{ An Autopsy of Democracy }

Monday, June 13, 2005

The Smoking Bullet in the Smoking Gun

The Smoking Bullet in the Smoking Gun

"It reminded me of a boxing match in which one of the boxers is told not to move while the other is allowed to punch and only stop when he is convinced that he has weakened his opponent to the point where he is defeated before the fight begins."

—former UN Assistant Secretary General Hans Von Sponeck, of the bombings of Iraq before, technically, war had begun.

. . .

During his time in Iraq, Von Sponeck began documenting each of the airstrikes, showing "regular attacks on civilian installations including food warehouses, residences, mosques, roads and people."

. . .

It's now official, in my mind, that Bush should be impeached. It's no longer simply a matter of the War violating the Constitution, since Congress never actually declared war but rather decided to transfer their Constitutional powers to the executive branch; or of the war violating International Law, and hence constituting a clear act of Aggression, the most severe war crime. It's now a matter of lying to Congress and to the American people and to the world, in order deliberately to commit said Aggression. (Which many of us have been saying all along, but now it's pretty much confirmed.)

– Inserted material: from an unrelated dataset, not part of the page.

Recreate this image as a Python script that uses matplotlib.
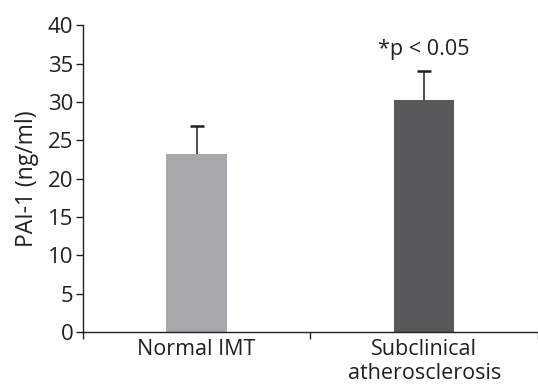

While it's true that (suprisingly) the media has actually given some attention to the "Downing Street Memo" — more than I had expected, anyway — the question must be asked: how is it that Bush was able to launch the war in secret?

Actually, it has been known for some time (at least a year) that this massive bombing took place, launched in August 2002, even before Congress had given Bush the power to declare war on whomever his little heart desired. It is dealt with at length and in great specificity in Dilip Hiro's book "Secrets and Lies: Operation 'Iraqi Freedom' And The Collapse Of American Power In The Middle East":

"While ostensibly on vacation at his ranch, Bush had working sessions with Cheney and Rumsfeld. After one such session, Rumsfeld secretly ordered the Pentagon to mount Operation "Southern Focus," unveiling an air campaign against Iraq in the south as an unannounced prelude to an invasion by its ground forces some six months later. It was easy to withhold this fact because, assisted by Britain, the Pentagon had maintained no-fly zones in the south of Iraq since August 1992 and in the north since October 1991 by conducting ongoing air patrols over the regions, whereby U.S.-U.K. warplanes targeted those Iraqi defense facilities that tried to hit them. Under Operation "Southern Focus," the Pentagon widened its targets to include Iraqi command and control centers and the fiber-optic links between Baghdad and Basra and between Baghdad and Nasiriya carrying military communications. As the cables were buried


and impossible to locate, the Pentagon focused on locating aboveground cable-repeater stations used to boost the weakening signals after a certain distance by using spy satellites, U-2 photo reconnaissance planes and drones, and targeting them with precision-guided weapons (PGWs). As a result, during the next four months the U.S.—U.K. aircraft would strike Iraqi targets forty-eight times, an eightfold increase over the first four months of 2002.62

Overall, the only unsettled element in the war plan was the exact date of invasion. That in turn depended on two factors, one fixed— weather in the Iraqi desert, where temperatures reach one hundred degrees Fahrenheit in early April; and the other variable—the Pentagon's progress in procuring high-tech weapons."

. . . . . . .

(read more)

So if you hear any right wing nuts claiming that this is just another case of the "liberal media" going after Bush for no reason, set them straight; just as with the Abu Ghraib scandal, they absense of WMDs in Iraq (which might have been noted instantly when the war began and none were used), Guantanamo, etc. etc., they have been anything but overzealous in reporting these things — if anything, it seems like they wait until they absolutely have to cover it because people are finding out about it anyway so they have no real choice. In short, if I knew about "Operation Southern Focus," you can rest assured than many journalists knew about it, yet were deafeningly silent.